--- Stated goal ---
Beginning with the first line, set down every line through the one containing "y_ticks = [0, 200, 400, 600, 800, 1000, 1200]", exactly as it appears, but not the pictures.

--- Dataset excerpt ---
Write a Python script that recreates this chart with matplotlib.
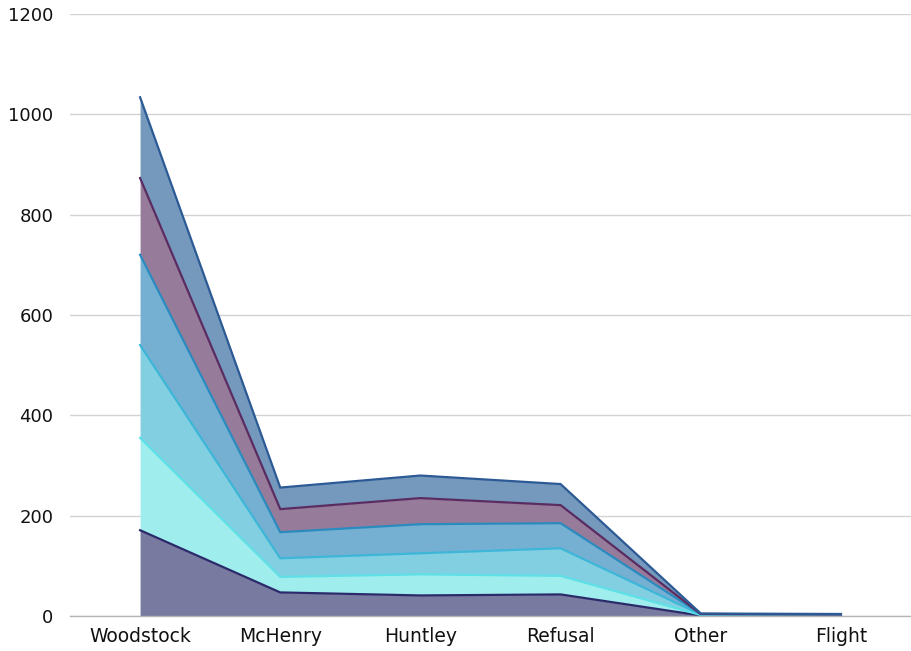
import matplotlib
matplotlib.use("Agg")
import matplotlib.pyplot as plt
import numpy as np

plt.rcParams['font.family'] = ['DejaVu Sans']

categories = ["Woodstock", "McHenry", "Huntley", "Refusal", "Other", "Flight"]

# values per series (stacked bottom to top)
series_1 = [171, 47, 41, 43, 1, 2]
series_2 = [184, 31, 42, 37, 1, 0]
series_3 = [185, 37, 42, 55, 1, 1]
series_4 = [180, 52, 58, 50, 1, 0]
series_5 = [153, 46, 52, 36, 0, 0]
series_6 = [161, 43, 45, 42, 1, 1]

y_ticks = [0, 200, 400, 600, 800, 1000, 1200]

layers = [series_1, series_2, series_3, series_4, series_5, series_6]
fill_colors = ["#787a9f", "#a0eded", "#82cfe2", "#75b0d3", "#977b9a", "#7598bd"]
line_colors = ["#2b2a6a", "#5ee0e6", "#3db6d8", "#2a8bbf", "#5a2c61", "#2c5a95"]

fig = plt.figure(figsize=(9.11, 6.51), dpi=100)
ax = fig.add_axes([70 / 911, 35 / 651, 841 / 911, 602 / 651])

x = np.arange(len(categories))
bottom = np.zeros(len(categories))
for vals, fc in zip(layers, fill_colors):
    top = bottom + np.array(vals, dtype=float)
    ax.fill_between(x, bottom, top, color=fc, linewidth=0, zorder=2)
    bottom = top

# draw the outlines after the fills so they sit on top
bottom = np.zeros(len(categories))
for vals, lc in zip(layers, line_colors):
    top = bottom + np.array(vals, dtype=float)
    ax.plot(x, top, color=lc, linewidth=1.6, zorder=3, solid_joinstyle="miter")
    bottom = top

ax.set_xlim(-0.5, len(categories) - 0.5)
ax.set_ylim(0, 1200)
ax.set_yticks(y_ticks)
ax.set_xticks(x)
ax.set_xticklabels(categories)

ax.grid(axis="y", color="#d3d3d3", linewidth=1, zorder=0)
ax.set_axisbelow(True)
for side in ["top", "right", "left"]:
    ax.spines[side].set_visible(False)
ax.spines["bottom"].set_color("#b5b5b5")
ax.spines["bottom"].set_linewidth(1)
ax.spines["bottom"].set_zorder(4)

ax.tick_params(axis="y", length=0, pad=12, labelsize=13, labelcolor="#111111")
ax.tick_params(axis="x", length=0, pad=8, labelsize=13.5, labelcolor="#111111")

fig.savefig("out.png", dpi=100, facecolor="white")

--- Response to the exercise ---
Write a Python script that recreates this chart with matplotlib.
import matplotlib
matplotlib.use("Agg")
import matplotlib.pyplot as plt
import numpy as np

plt.rcParams['font.family'] = ['DejaVu Sans']

categories = ["Woodstock", "McHenry", "Huntley", "Refusal", "Other", "Flight"]

# values per series (stacked bottom to top)
series_1 = [171, 47, 41, 43, 1, 2]
series_2 = [184, 31, 42, 37, 1, 0]
series_3 = [185, 37, 42, 55, 1, 1]
series_4 = [180, 52, 58, 50, 1, 0]
series_5 = [153, 46, 52, 36, 0, 0]
series_6 = [161, 43, 45, 42, 1, 1]

y_ticks = [0, 200, 400, 600, 800, 1000, 1200]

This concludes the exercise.